EXERCISE DESCRIPTION: Output the data word for word, dropping every image.

>> Begin GIVEN RECORDS

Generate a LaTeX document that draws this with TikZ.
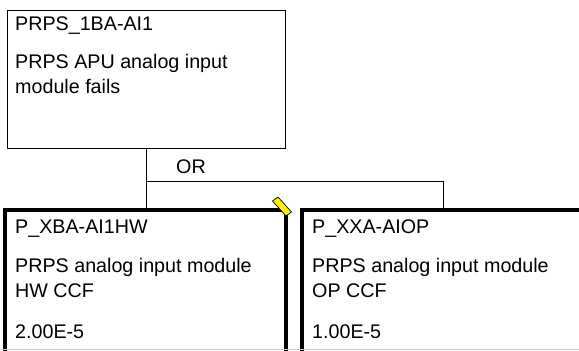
\documentclass[tikz,border=0pt]{standalone}
\usepackage{fontspec}
\setmainfont{Liberation Sans}
\usetikzlibrary{positioning, calc}
\definecolor{flag}{HTML}{FFF200}
\definecolor{edge}{HTML}{C8C8C8}

\begin{document}
\begin{tikzpicture}[x=1pt, y=-1pt,
  gatebox/.style={draw, line width=1pt, minimum width=278pt, minimum height=138pt,
    outer sep=0pt, anchor=north west},
  evbox/.style={draw, line width=3.3pt, minimum height=170pt, outer sep=0pt,
    anchor=north west},
  txt/.style={font=\fontsize{19.7}{23}\selectfont, inner sep=0pt, anchor=base west},
  wire/.style={line width=1pt}]
  \clip (0,0) rectangle (579,351);
  % gate and its two basic events
  \node[gatebox] (gate) at (7,10) {};
  \node[evbox, minimum width=281pt] (hw) at (5,210) {};
  \node[evbox, minimum width=300pt] (op) at (302,210) {};
  % OR connectors
  \coordinate (orjn) at ($(gate.south)+(0,33)$);
  \draw[wire] (gate.south) -- (gate.south |- hw.north);
  \draw[wire] (orjn) -| ([xshift=141pt]op.north west);
  \node[txt] (orlbl) at (176,173) {OR};
  % texts
  \foreach \t/\dy [count=\i] in {PRPS\_1BA-AI1/20, PRPS APU analog input/58,
                                 module fails/83}
    \node[txt] (gate-l\i) at ([shift={(8,\dy)}]gate.north west) {\t};
  \foreach \t/\dy [count=\i] in {P\_XBA-AI1HW/23, PRPS analog input module/62,
                                 HW CCF/87, 2.00E-5/128}
    \node[txt] (hw-l\i) at ([shift={(10,\dy)}]hw.north west) {\t};
  \foreach \t/\dy [count=\i] in {P\_XXA-AIOP/23, PRPS analog input module/62,
                                 OP CCF/87, 1.00E-5/128}
    \node[txt] (op-l\i) at ([shift={(10,\dy)}]op.north west) {\t};
  % yellow marker on the corner
  \draw[fill=flag, line width=0.7pt] (272.5,201) -- (278,197) -- (291.5,212)
    -- (286,216) -- cycle;
  \draw[edge, line width=0.8pt] (0,349.5) -- (579,349.5);
\end{tikzpicture}
\end{document}
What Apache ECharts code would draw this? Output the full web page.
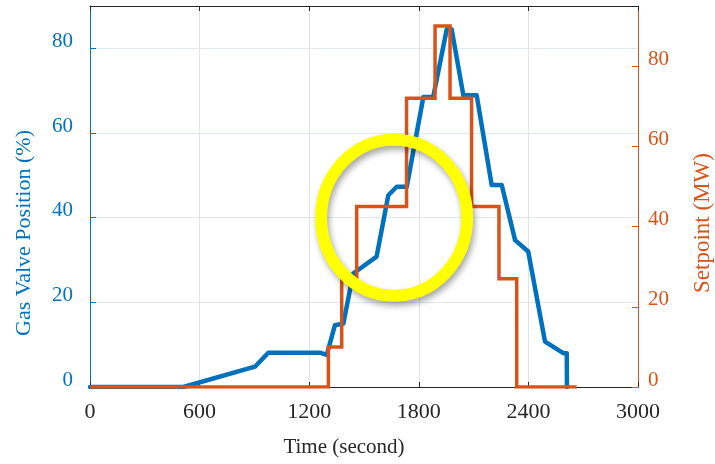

>> End GIVEN RECORDS

TASK RESULT:
Generate a LaTeX document that draws this with TikZ.
\documentclass[tikz,border=0pt]{standalone}
\usepackage{fontspec}
\setmainfont{Liberation Sans}
\usetikzlibrary{positioning, calc}
\definecolor{flag}{HTML}{FFF200}
\definecolor{edge}{HTML}{C8C8C8}

\begin{document}
\begin{tikzpicture}[x=1pt, y=-1pt,
  gatebox/.style={draw, line width=1pt, minimum width=278pt, minimum height=138pt,
    outer sep=0pt, anchor=north west},
  evbox/.style={draw, line width=3.3pt, minimum height=170pt, outer sep=0pt,
    anchor=north west},
  txt/.style={font=\fontsize{19.7}{23}\selectfont, inner sep=0pt, anchor=base west},
  wire/.style={line width=1pt}]
  \clip (0,0) rectangle (579,351);
  % gate and its two basic events
  \node[gatebox] (gate) at (7,10) {};
  \node[evbox, minimum width=281pt] (hw) at (5,210) {};
  \node[evbox, minimum width=300pt] (op) at (302,210) {};
  % OR connectors
  \coordinate (orjn) at ($(gate.south)+(0,33)$);
  \draw[wire] (gate.south) -- (gate.south |- hw.north);
  \draw[wire] (orjn) -| ([xshift=141pt]op.north west);
  \node[txt] (orlbl) at (176,173) {OR};
  % texts
  \foreach \t/\dy [count=\i] in {PRPS\_1BA-AI1/20, PRPS APU analog input/58,
                                 module fails/83}
    \node[txt] (gate-l\i) at ([shift={(8,\dy)}]gate.north west) {\t};
  \foreach \t/\dy [count=\i] in {P\_XBA-AI1HW/23, PRPS analog input module/62,
                                 HW CCF/87, 2.00E-5/128}
    \node[txt] (hw-l\i) at ([shift={(10,\dy)}]hw.north west) {\t};
  \foreach \t/\dy [count=\i] in {P\_XXA-AIOP/23, PRPS analog input module/62,
                                 OP CCF/87, 1.00E-5/128}
    \node[txt] (op-l\i) at ([shift={(10,\dy)}]op.north west) {\t};
  % yellow marker on the corner
  \draw[fill=flag, line width=0.7pt] (272.5,201) -- (278,197) -- (291.5,212)
    -- (286,216) -- cycle;
  \draw[edge, line width=0.8pt] (0,349.5) -- (579,349.5);
\end{tikzpicture}
\end{document}
What Apache ECharts code would draw this? Output the full web page.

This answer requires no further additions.